The key concept underlying SMOTE is that it artificially generates new synthetic data points for underrepresented classes through interpolation rather than duplicating. Specifically, it randomly selects a minority observation and determines its k nearest neighboring minority examples based on feature space distance.

New synthetic sample generation then occurs by interpolating between the initial instance and those k neighbors. This interpolation strategy synthesizes novel datapoints that populate the region between real observations, functionally expanding available minority examples without duplication or replication of original records.

By synthesizing examples that fall within the feature space bounded by real instances, SMOTE aims to portray minority class distribution more comprehensively than simpler duplication techniques. The resulting oversampled training sets leverage neighborhood information to better characterize underrepresented categories for machine learning models.

Advantages of SMOTE

SMOTE can generate new samples based on existing ones, which helps to add more information to the dataset to improve model performance.

Limitations of SMOTE

One of the main drawbacks of SMOTE is that it may introduce noise with the synthetic instances, especially when the number of nearest neighbors is set too high. Additionally, SMOTE may not work well on tightly clustered minority class instances or when there are few instances in the minority class.

4. Adaptive Synthetic Sampling (ADASYN)

ADASYN is an alternative oversampling technique that aims to address the issue of generating synthetic samples in regions of the feature space that are closer to the decision boundary. It works by developing more synthetic samples for minority class samples that are more difficult to learn, i.e., those closer to the decision boundary.

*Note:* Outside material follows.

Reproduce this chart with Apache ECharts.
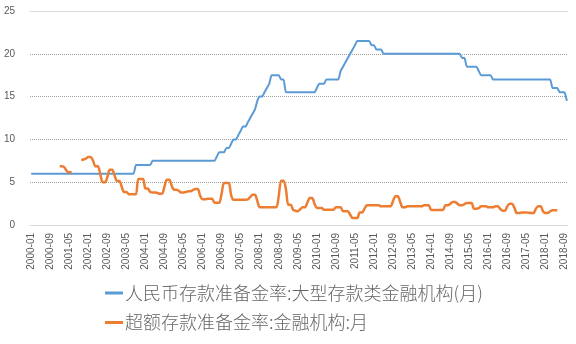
<!DOCTYPE html>
<html>
<head>
<meta charset="utf-8">
<script src="https://cdn.jsdelivr.net/npm/echarts@6/dist/echarts.min.js"></script>
<style>
  html, body { margin: 0; padding: 0; background: #ffffff; }
  #chart { width: 576px; height: 344px; }
</style>
</head>
<body>
<div id="chart"></div>
<script>
// Monthly categories, 2000-01 through 2018-10
const startYear = 2000, endYear = 2018, endMonth = 10;
const months = [];
for (let y = startYear; y <= endYear; y++) {
  for (let m = 1; m <= 12; m++) {
    if (y === endYear && m > endMonth) break;
    months.push(y + '-' + (m < 10 ? '0' + m : m));
  }
}

const seriesNames = [
  '人民币存款准备金率:大型存款类金融机构(月)',
  '超额存款准备金率:金融机构:月'
];

// Reserve requirement ratio, large depository institutions (%), one row per year
const rrrLarge = [
  6,6,6,6,6,6,6,6,6,6,6,6,
  6,6,6,6,6,6,6,6,6,6,6,6,
  6,6,6,6,6,6,6,6,6,6,6,6,
  6,6,6,6,6,6,6,6,7,7,7,7,
  7,7,7,7.5,7.5,7.5,7.5,7.5,7.5,7.5,7.5,7.5,
  7.5,7.5,7.5,7.5,7.5,7.5,7.5,7.5,7.5,7.5,7.5,7.5,
  7.5,7.5,7.5,7.5,7.5,7.5,8,8.5,8.5,8.5,9,9,
  9.5,10,10,10.5,11,11.5,11.5,12,12.5,13,13.5,14.5,
  15,15,15.5,16,16.5,17.5,17.5,17.5,17.5,17,17,15.5,
  15.5,15.5,15.5,15.5,15.5,15.5,15.5,15.5,15.5,15.5,15.5,15.5,
  16,16.5,16.5,16.5,17,17,17,17,17,17,18,18.5,
  19,19.5,20,20.5,21,21.5,21.5,21.5,21.5,21.5,21.5,21,
  21,20.5,20.5,20.5,20,20,20,20,20,20,20,20,
  20,20,20,20,20,20,20,20,20,20,20,20,
  20,20,20,20,20,20,20,20,20,20,20,20,
  20,19.5,19.5,18.5,18.5,18.5,18.5,18.5,18,17.5,17.5,17.5,
  17.5,17.5,17,17,17,17,17,17,17,17,17,17,
  17,17,17,17,17,17,17,17,17,17,17,17,
  17,17,17,16,16,16,15.5,15.5,15.5,14.5
];

// Excess reserve ratio, financial institutions (%), one row per year
const excessReserve = [
  null,null,null,null,null,null,null,null,null,null,null,null,
  6.85,6.85,6.7,6.3,6.15,6.15,null,null,null,7.6,7.65,7.75,
  7.95,7.95,7.5,6.85,6.85,6.0,5.0,5.0,5.6,6.45,6.45,5.8,
  5.15,5.15,4.5,3.86,3.86,3.6,3.58,3.58,3.58,5.38,5.38,5.38,
  4.25,4.25,3.85,3.81,3.81,3.75,3.66,3.66,4.5,5.3,5.3,4.6,
  4.13,4.13,4.0,3.81,3.81,3.85,3.95,3.95,4.1,4.2,4.2,3.4,
  3.0,3.0,3.05,3.08,3.08,2.6,2.6,2.6,3.7,4.9,4.9,4.9,
  3.5,2.96,2.96,2.96,2.96,2.96,2.96,3.0,3.25,3.54,3.54,2.8,
  2.06,2.06,2.06,2.06,2.06,2.06,2.06,2.06,3.4,5.18,5.18,4.2,
  2.37,2.37,1.79,1.67,1.6,1.85,2.06,2.06,2.6,3.16,3.16,2.5,
  2.0,2.0,1.99,1.79,1.79,1.79,1.79,1.79,2.06,2.06,2.06,1.6,
  1.6,1.6,1.2,0.82,0.82,0.82,1.47,1.47,1.9,2.3,2.3,2.3,
  2.3,2.3,2.3,2.18,2.18,2.18,2.18,2.18,2.8,3.35,3.35,2.7,
  2.06,2.06,2.18,2.18,2.18,2.18,2.18,2.18,2.18,2.3,2.3,2.3,
  1.75,1.75,1.75,1.75,1.75,1.75,2.3,2.3,2.45,2.69,2.69,2.5,
  2.3,2.3,2.45,2.57,2.57,2.57,1.9,1.9,1.97,2.18,2.18,2.18,
  2.06,2.06,2.06,2.18,2.18,1.9,1.67,1.67,2.2,2.49,2.49,2.0,
  1.4,1.4,1.45,1.47,1.47,1.42,1.4,1.4,1.9,2.18,2.18,1.6,
  1.4,1.4,1.6,1.71,1.71,1.71,null,null,null,null
];

const yTicks = { min: 0, max: 25, step: 5 };

const chart = echarts.init(document.getElementById('chart'), null, { renderer: 'canvas' });
const textColor = '#595959';

chart.setOption({
  animation: false,
  backgroundColor: '#ffffff',
  grid: { left: 30, right: 8, top: 11, bottom: 119, containLabel: false },
  legend: {
    orient: 'vertical',
    left: 100,
    top: 278,
    itemGap: 9.5,
    itemWidth: 18,
    itemHeight: 3,
    icon: 'rect',
    textStyle: {
      fontFamily: 'Noto Sans CJK SC',
      fontSize: 18,
      fontWeight: 300,
      lineHeight: 20,
      color: '#666666',
      padding: [0, 0, 0, -3]
    },
    data: seriesNames
  },
  xAxis: [{
    type: 'category',
    data: months,
    boundaryGap: true,
    axisLine: { show: true, lineStyle: { color: '#d9d9d9', width: 1 } },
    axisTick: { show: false },
    splitLine: { show: false },
    axisLabel: {
      interval: 7,
      rotate: 90,
      margin: 8,
      fontFamily: 'Liberation Sans',
      fontSize: 10,
      color: textColor
    }
  }, {
    type: 'category',
    data: months,
    position: 'top',
    boundaryGap: true,
    axisLine: { show: true, lineStyle: { color: '#d9d9d9', width: 1 } },
    axisTick: { show: false },
    axisLabel: { show: false }
  }],
  yAxis: {
    type: 'value',
    min: yTicks.min,
    max: yTicks.max,
    interval: yTicks.step,
    axisLine: { show: false },
    axisTick: { show: false },
    axisLabel: {
      margin: 15,
      fontFamily: 'Liberation Sans',
      fontSize: 10,
      color: textColor
    },
    splitLine: {
      show: true,
      lineStyle: {
        color: ['rgba(0,0,0,0)', '#a0a0a0', '#a0a0a0', '#a0a0a0', '#a0a0a0', 'rgba(0,0,0,0)'],
        type: [1, 1],
        width: 1
      }
    }
  },
  series: [{
    name: seriesNames[0],
    type: 'line',
    data: rrrLarge,
    showSymbol: false,
    smooth: 0.2,
    lineStyle: { color: '#5b9bd5', width: 2 },
    itemStyle: { color: '#5b9bd5' },
    z: 3
  }, {
    name: seriesNames[1],
    type: 'line',
    data: excessReserve,
    showSymbol: false,
    smooth: 0.3,
    connectNulls: false,
    lineStyle: { color: '#ed7d31', width: 2.5 },
    itemStyle: { color: '#ed7d31' },
    z: 4
  }]
});
</script>
</body>
</html>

ADASYN uses as templates for the synthetic data samples from the minority class if some of their closest neighbors are from opposite classes. The more neighbors from the opposite class, the more likely it is to be used as template. After selecting the templates, it then generates the examples by interpolation between the template and the closest neighbors from its same class.

SMOTE VS ADASYN

from imblearn import FunctionSampler  # to use a idendity sampler
from imblearn.over_sampling import ADASYN, SMOTE

X, y = create_dataset(n_samples=150, weights=(0.1, 0.2, 0.7))

fig, axs = plt.subplots(nrows=2, ncols=2, figsize=(15, 15))

samplers = [
    FunctionSampler(),
    RandomOverSampler(random_state=0),
    SMOTE(random_state=0),
    ADASYN(random_state=0),
]

for ax, sampler in zip(axs.ravel(), samplers):
    title = "Original dataset" if isinstance(sampler, FunctionSampler) else None
    plot_resampling(X, y, sampler, ax, title=title)
fig.tight_layout()

The following plot illustrates the difference between ADASYN and SMOTE. ADASYN will focus on the samples which are difficult to classify with a nearest-neighbors rule while regular SMOTE will not make any distinction. Therefore, the decision function depending of the algorithm.

X, y = create_dataset(n_samples=150, weights=(0.05, 0.25, 0.7))

fig, axs = plt.subplots(nrows=1, ncols=3, figsize=(20, 6))

models = {
    "Without sampler": clf,
    "ADASYN sampler": make_pipeline(ADASYN(random_state=0), clf),
    "SMOTE sampler": make_pipeline(SMOTE(random_state=0), clf),
}

for ax, (title, model) in zip(axs, models.items()):
    model.fit(X, y)
    plot_decision_function(X, y, model, ax=ax, title=title)

fig.suptitle(f"Decision function using a {clf.__class__.__name__}")
fig.tight_layout()